Предельно недопустимая концентрация
В прокате новый фильм Фатиха Акина
На экраны вышел фильм «На пределе» (Aus dem Nichts) Фатиха Акина, сильнейшего, надо полагать, немецкого режиссера наших дней. Снятый, по мнению Михаила Трофименкова, действительно на пределе допустимой режиссерской манипуляции зрительскими эмоциями, он благодаря режиссерской и актерской работе сохранил чистоту трагедии.
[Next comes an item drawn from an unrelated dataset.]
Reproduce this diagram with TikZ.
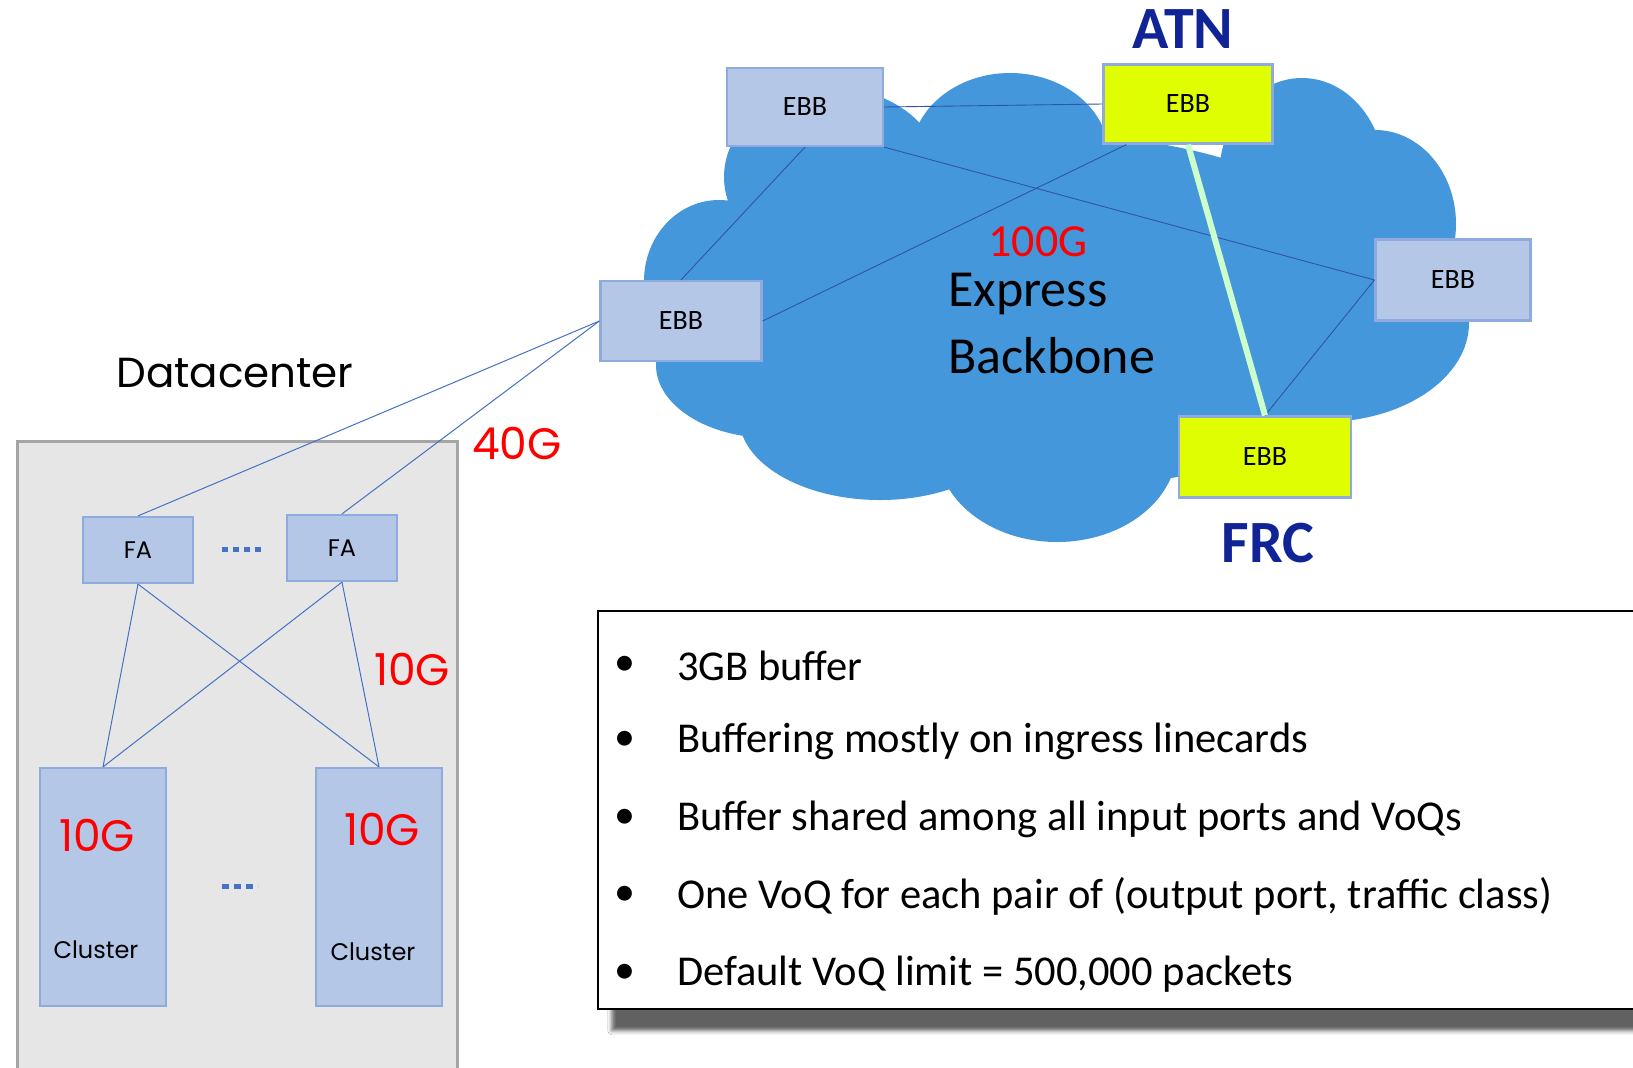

Сила Акина, всемирно прославившегося фильмом «Головой о стену» (2004), всегда заключалась в декларативной непростоте его экранного мира. Это пусть этнические европейцы, виртуозно и безболезненно перекроившие «бремя белого человека» в чувство вины белого человека, сентиментально всхлипывают над судьбой мусульман-иммигрантов, как это делает, скажем, Аки Каурисмяки в своем недавнем фильме «По ту сторону надежды». Акин, турок из Гамбурга, со знанием дела артикулировал: этническая община как таковая не может быть героем фильма, нельзя превращать социологию в драматургический жанр. Героем может быть только отдельно взятый человек, чьи отношения с общиной неизбежно сочетают ее отрицание и невозможность избавиться от ее притяжения. В конечном счете — и в устах Акина эта банальность звучала чрезвычайно убедительно — все в мире управляется любовью. И лучшим из его фильмов был «На краю рая» (2007), печальная и чистая история любви двух девушек, турчанки и немки, втянутых этой любовью в борьбу вооруженного коммунистического подполья в Турции. Фильм, в котором все этнические стереотипы просто катились в пропасть.
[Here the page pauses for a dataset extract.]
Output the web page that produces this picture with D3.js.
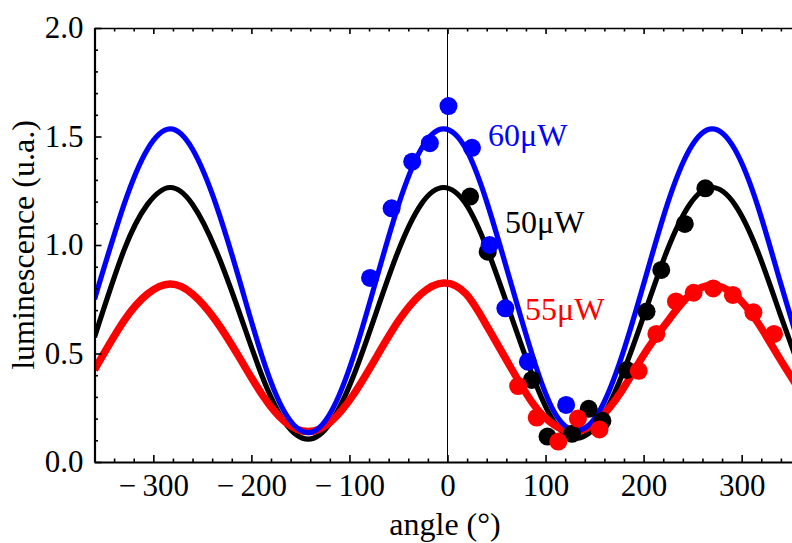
<!DOCTYPE html>
<html><head><meta charset="utf-8">
<script src="https://cdn.jsdelivr.net/npm/d3@7"></script>
<style>
html,body{margin:0;padding:0;background:#fff;overflow:hidden;}
svg{display:block;}
text{font-family:"Liberation Serif","Times New Roman",serif;}
</style>
</head><body>
<svg id="chart" width="792" height="543"></svg>
<script>
// ---- data ----
const fitAngles = [-360,-330,-306,-283,-260,-236,-212,-189,-166,-142,-119,-96,-73,-50,-27,-4,19,41,64,87,109,132,155,178,201,224,247,270,293,316,339,360];
const fit60 = [0.75,1.185,1.441,1.535,1.441,1.185,0.835,0.485,0.229,0.135,0.229,0.485,0.835,1.185,1.441,1.535,1.441,1.185,0.835,0.485,0.229,0.145,0.235,0.49,0.835,1.185,1.441,1.535,1.441,1.185,0.835,0.516];
const fit50 = [0.575,0.975,1.187,1.265,1.187,0.975,0.685,0.395,0.183,0.105,0.183,0.395,0.685,0.975,1.187,1.265,1.187,0.975,0.685,0.395,0.183,0.11,0.188,0.40,0.685,0.975,1.187,1.265,1.187,0.975,0.685,0.42];
const fit55 = [0.425,0.65,0.774,0.82,0.774,0.65,0.48,0.31,0.186,0.14,0.186,0.31,0.48,0.65,0.774,0.825,0.774,0.62,0.44,0.27,0.17,0.14,0.2,0.33,0.5,0.645,0.77,0.815,0.77,0.645,0.475,0.325];

const pts60Angle = [-79,-57,-36,-18,1,25,43,59,82,121];
const pts60Value = [0.848,1.169,1.384,1.469,1.64,1.448,1.0,0.708,0.462,0.263];
const pts50Angle = [23,41,86,102,127,144,158,183,203,218,242,263];
const pts50Value = [1.223,0.969,0.378,0.117,0.13,0.245,0.19,0.424,0.693,0.885,1.097,1.261];
const pts55Angle = [72,91,113,133,155,195,213,233,251,271,291,312,333];
const pts55Value = [0.35,0.205,0.094,0.20,0.15,0.42,0.59,0.74,0.78,0.80,0.77,0.69,0.59];

const seriesLabels = ["60μW","50μW","55μW"];
const xTickValues = [-300,-200,-100,0,100,200,300];
const xTickLabels = ["\u2212\u2009300","\u2212\u2009200","\u2212\u2009100","0","100","200","300"];
const yTickValues = [0,0.5,1,1.5,2];
const yTickLabels = ["0.0","0.5","1.0","1.5","2.0"];
const xTitle = "angle (°)";
const yTitle = "luminescence (u.a.)";

// ---- layout ----
const svg = d3.select("#chart");
const pL = 94.5, pR = 800.5, pT = 28, pB = 462;
const x = d3.scaleLinear().domain([-360,360]).range([pL,pR]);
const y = d3.scaleLinear().domain([0,2]).range([pB,pT]);

const defs = svg.append("defs");
defs.append("clipPath").attr("id","plotclip").append("rect")
  .attr("x",pL).attr("y",pT).attr("width",pR-pL).attr("height",pB-pT);

const plot = svg.append("g").attr("clip-path","url(#plotclip)");

// vertical line at 0
plot.append("line").attr("x1",x(0)).attr("x2",x(0)).attr("y1",pT).attr("y2",pB)
  .attr("stroke","#000").attr("stroke-width",1);

const line = d3.line().x(d=>x(d[0])).y(d=>y(d[1])).curve(d3.curveNatural);
const series = [
  {fit:fit50, color:"#000000", w:5.2, pa:pts50Angle, pv:pts50Value},
  {fit:fit55, color:"#ff0000", w:7.5, pa:pts55Angle, pv:pts55Value},
  {fit:fit60, color:"#0000ff", w:5.2, pa:pts60Angle, pv:pts60Value}
];
series.forEach(s=>{
  plot.append("path").datum(fitAngles.map((a,i)=>[a,s.fit[i]]))
    .attr("d",line).attr("fill","none").attr("stroke",s.color)
    .attr("stroke-width",s.w).attr("stroke-linejoin","round");
});
series.forEach(s=>{
  plot.selectAll(null).data(s.pa.map((a,i)=>[a,s.pv[i]])).enter().append("circle")
    .attr("cx",d=>x(d[0])).attr("cy",d=>y(d[1])).attr("r",9).attr("fill",s.color);
});

// ---- axes (ticks inside) ----
const minorX = d3.range(-360,361,20).filter(v=>v%100!==0);
const minorY = d3.range(0,21,1).map(v=>v/10).filter(v=>Math.round(v*10)%5!==0);

function styleAxis(g, w){
  g.select(".domain").attr("stroke","#000").attr("stroke-width",w);
  g.selectAll(".tick line").attr("stroke","#000").attr("stroke-width",1.6);
}
function styleMinor(g){
  g.select(".domain").remove();
  g.selectAll(".tick line").attr("stroke","#000").attr("stroke-width",1.6);
}
// bottom
const gB = svg.append("g").attr("transform",`translate(0,${pB})`)
  .call(d3.axisBottom(x).tickValues(xTickValues).tickSizeInner(-7).tickSizeOuter(0)
    .tickFormat((d,i)=>xTickLabels[i]).tickPadding(10));
styleAxis(gB,2.2);
gB.selectAll(".tick text").attr("font-size",31).attr("fill","#000")
  .attr("font-family","Liberation Serif").attr("dy","0.78em");
svg.append("g").attr("transform",`translate(0,${pB})`)
  .call(d3.axisBottom(x).tickValues(minorX).tickSize(-3.5).tickFormat("")).call(styleMinor);
// top
const gT = svg.append("g").attr("transform",`translate(0,${pT})`)
  .call(d3.axisTop(x).tickValues(xTickValues).tickSizeInner(-6).tickSizeOuter(0).tickFormat(""));
styleAxis(gT,1.6);
svg.append("g").attr("transform",`translate(0,${pT})`)
  .call(d3.axisTop(x).tickValues(minorX).tickSize(-3.5).tickFormat("")).call(styleMinor);
// left
const gL = svg.append("g").attr("transform",`translate(${pL},0)`)
  .call(d3.axisLeft(y).tickValues(yTickValues).tickSizeInner(-7).tickSizeOuter(0)
    .tickFormat((d,i)=>yTickLabels[i]).tickPadding(11));
styleAxis(gL,2.2);
gL.selectAll(".tick text").attr("font-size",31).attr("fill","#000")
  .attr("font-family","Liberation Serif");
svg.append("g").attr("transform",`translate(${pL},0)`)
  .call(d3.axisLeft(y).tickValues(minorY).tickSize(-3.5).tickFormat("")).call(styleMinor);

// titles
svg.append("text").attr("x",445).attr("y",535).attr("text-anchor","middle")
  .attr("font-size",32).attr("fill","#000").text(xTitle);
svg.append("text").attr("transform",`translate(34,${(pT+pB)/2}) rotate(-90)`)
  .attr("text-anchor","middle").attr("font-size",32).attr("fill","#000").text(yTitle);

// series labels
const labelPos = [[488,146,"#0000ff"],[505,233,"#000000"],[525,320,"#ff0000"]];
seriesLabels.forEach((t,i)=>{
  svg.append("text").attr("x",labelPos[i][0]).attr("y",labelPos[i][1])
    .attr("font-size",32).attr("fill",labelPos[i][2]).text(t);
});
</script>
</body></html>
«На пределе» сначала озадачивает, а потом чуть ли не оскорбляет своей простотой, той самой, что бывает хуже воровства. Что может быть проще истории матери, потерявшей в террористическом акте мужа и шестилетнего сына? Что может быть безошибочно расчетливее, если режиссер ставит перед собой задачу выдавить у зрителей слезы сочувствия?
В студенческом прошлом Катя (Диана Крюгер) покупала травку у курда Нури (Нуман Акар), по кличке Диггер, да и влюбилась в него, сыграла тюремную свадьбу, когда тот попался. Выйдя на волю, Диггер завязал и открыл фирмочку по оказанию соотечественникам всяких-разных услуг. У них родился вундеркинд Рокко, и жизнь была прекрасна, пока кустарная бомба не разнесла мужа и сына буквально в клочья.
Акин на первый взгляд ни в чем себе не отказывает, делая ужас ситуации совсем уж беспросветным. Заставляет Катю выслушивать полицейские намеки на то, что Нури как был уголовником, так и остался, и ксенофобские выпады родной матери. Подвергает ее дом обыску, обнаруженные в ходе которого Катины наркотики окончательно, казалось, превращают жертв в преступников. Доводит до попытки самоубийства, отсроченного лишь вестью о том, что полиция — благодаря в том числе свидетельству Кати, приметившей подозрительную девушку у офиса мужа,— поймала убийц-неонацистов. Проводит через круги судебного ада, чтение патологоанатомического заключения, оскорбления адвоката убийц, выбор гробов для того, что осталось от ее близких. Через оправдание преступников, наконец.
Вдобавок у плохих людей на экране до тошноты плохие лица. Что у дворняжек-убийц, что у их адвоката, эдакого Кальтенбруннера, органично смотревшегося бы на нюрнбергской скамье подсудимых. Ну а у хороших — у Катиного адвоката и заодно ее нового дилера — до тошноты хорошие. Диссонирует с этим манихейством разве что эпизодический персонаж отца одного из убийц, донесшего на сына в полицию. Играет его по меньшей мере выдающийся немецкий актер Ульрих Тукур, за какие-то десять экранных минут приоткрывающий все бездны души немецкого бюргера ХХ века.
Но что-то мешает сказать себе: «хватит, это перебор, я в такие игры не играю». Прежде всего это «что-то» — лицо Дианы Крюгер, достигающей лаконичной выразительности древнегреческой трагической маски. Скупая выразительность Акина, самого немецкого из немецких режиссеров в силу его способности видеть германскую повседневность — холодную, бетонную, дождливую, неприветливую и неприкаянную — одновременно изнутри и извне. Простота деления фильма на три главы. «Семья» — история отчаяния. «Правосудие» — история обманутой веры в правосудие. «Море» — превращение Кати то ли в эринию — опять-таки древнегреческую богиню мести, то ли в своеобразную шахидку. И вот тогда-то, когда дробная этнополитическая актуальность перетекает в космос вечных категорий, понимаешь, что Акин не случайно и не напрасно окунулся во вроде бы чуждую ему «неслыханную простоту».